Woke representation / casting
Casting and character portrayals are naturalistic and story-logical for a working-class Newcastle drama with no audience-visible diversity emphasis, quotas, or mismatches to setting or premise.
Woke political dialogue
Multiple scenes feature characters discussing how the benefits system is structured to exhaust and sanction claimants, capped by Daniel’s direct speech rejecting dehumanization as a “blip on a computer screen.”
Identity-driven story themes
Narrative engine is purely economic and class-based hardship with no elements of race, gender ideology, sexuality, or identity-based victimhood or empowerment arcs.
Western institutional / cultural critique
The film structures its entire story around portraying UK welfare institutions and Tory austerity as consciously cruel, bureaucratic weapons that punish the vulnerable to enforce neoliberal priorities, presenting systemic failure as political choice.

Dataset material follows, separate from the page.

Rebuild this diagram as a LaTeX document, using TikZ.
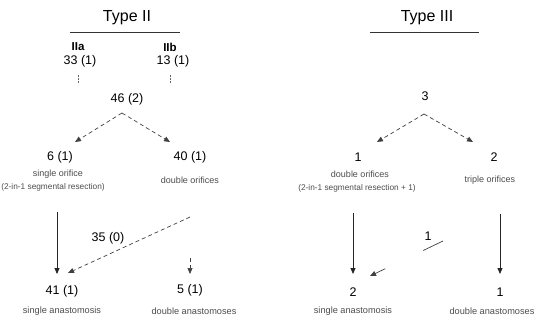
\documentclass[tikz,border=0pt]{standalone}
\usepackage{fontspec}
\setmainfont{Liberation Sans}
\usetikzlibrary{arrows.meta}
\begin{document}
\begin{tikzpicture}[x=1pt,y=-1pt,
  title/.style={font=\fontsize{16}{18}\selectfont, inner sep=0pt},
  num/.style={font=\fontsize{12.5}{14}\selectfont, inner sep=0pt},
  sub/.style={font=\fontsize{11.5}{13}\selectfont\bfseries, inner sep=0pt},
  small/.style={font=\fontsize{9}{10}\selectfont, inner sep=0pt, text=black!70},
  smaller/.style={font=\fontsize{8.3}{10}\selectfont, inner sep=0pt, text=black!70},
  bottom/.style={font=\fontsize{9.2}{11}\selectfont, inner sep=0pt, text=black!70},
  solidarr/.style={-{Triangle[length=6pt,width=5pt]}, line width=0.8pt, black!85},
  dasharr/.style={-{Triangle[length=6pt,width=5pt]}, dash pattern=on 4pt off 3pt, line width=0.7pt, black!75},
  uline/.style={line width=0.8pt, black!80},
  tickline/.style={line width=0.6pt, black!60, dash pattern=on 2pt off 1pt}]
\useasboundingbox (0,0) rectangle (539,322);

% ---------- Type II ----------
\node[title] (t2) at (127,18) {Type II};
\coordinate (u2a) at (70,32);
\coordinate (u2b) at (180,32);
\draw[uline] (u2a) -- (u2b);

\node[sub] (iia) at (78,47) {IIa};
\node[sub] (iib) at (170,47) {IIb};
\node[num] (n33) at (80,61) {33 (1)};
\node[num] (n13) at (173,61) {13 (1)};
\coordinate (ta1) at (78,75); \coordinate (ta2) at (78,84);
\coordinate (tb1) at (170,75); \coordinate (tb2) at (170,84);
\draw[tickline] (ta1) -- (ta2);
\draw[tickline] (tb1) -- (tb2);

\node[num] (n46) at (127,99) {46 (2)};
\coordinate (p2) at (122,113);
\coordinate (a6) at (75,142);
\coordinate (a40) at (170,142);
\draw[dasharr] (p2) -- (a6);
\draw[dasharr] (p2) -- (a40);

\node[num] (n6) at (60,157) {6 (1)};
\node[num] (n40) at (190,157) {40 (1)};
\node[small] (so) at (58,174) {single orifice};
\node[smaller] (sr) at (53,187) {(2-in-1 segmental resection)};
\node[small] (do) at (190,180) {double orifices};

\coordinate (s41a) at (57,212);
\coordinate (s41b) at (57,274);
\draw[solidarr] (s41a) -- (s41b);
\coordinate (d35a) at (190,217);
\coordinate (d35b) at (68,273);
\draw[dasharr] (d35a) -- (d35b);
\node[num] (n35) at (108,238) {35 (0)};
\coordinate (d5a) at (190,258);
\coordinate (d5b) at (190,274);
\draw[dasharr] (d5a) -- (d5b);

\node[num] (n41) at (62,291) {41 (1)};
\node[num] (n5) at (190,290) {5 (1)};
\node[bottom] (sa) at (62,311) {single anastomosis};
\node[bottom] (da) at (194,311) {double anastomoses};

% ---------- Type III ----------
\node[title] (t3) at (427,18) {Type III};
\coordinate (u3a) at (370,32);
\coordinate (u3b) at (479,32);
\draw[uline] (u3a) -- (u3b);

\node[num] (n3) at (425,96) {3};
\coordinate (p3) at (424,114);
\coordinate (a1) at (377,142);
\coordinate (a2) at (473,142);
\draw[dasharr] (p3) -- (a1);
\draw[dasharr] (p3) -- (a2);

\node[num] (m1) at (358,157) {1};
\node[num] (m2) at (494,157) {2};
\node[small] (do3) at (360,174) {double orifices};
\node[smaller] (sr3) at (357,188) {(2-in-1 segmental resection + 1)};
\node[small] (to3) at (490,180) {triple orifices};

\coordinate (s2a) at (353,213);
\coordinate (s2b) at (353,274);
\draw[solidarr] (s2a) -- (s2b);
\coordinate (s1a) at (500,214);
\coordinate (s1b) at (500,274);
\draw[solidarr] (s1a) -- (s1b);
\coordinate (d1a) at (443,241);
\coordinate (d1b) at (370,276);
\draw[dasharr, dash pattern=on 22pt off 42pt on 20pt] (d1a) -- (d1b);
\node[num] (l1) at (428,236) {1};

\node[num] (m2b) at (353,292) {2};
\node[num] (m1b) at (500,292) {1};
\node[bottom] (sa3) at (353,311) {single anastomosis};
\node[bottom] (da3) at (492,311) {double anastomoses};
\end{tikzpicture}
\end{document}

Woke character or canon changes
Not relevant
Anti-woke backlash and complaints
Conservative media and politicians widely condemned it as left-wing propaganda and an unfair attack on government welfare reforms, with specific complaints about biased portrayal of Jobcentre staff and romanticized claimants.
Creator track record context
Ken Loach maintains a clear pattern of activist filmmaking that frames stories as indictments of capitalist and Conservative policies, reinforced by his own statements on this film’s themes of “conscious cruelty.”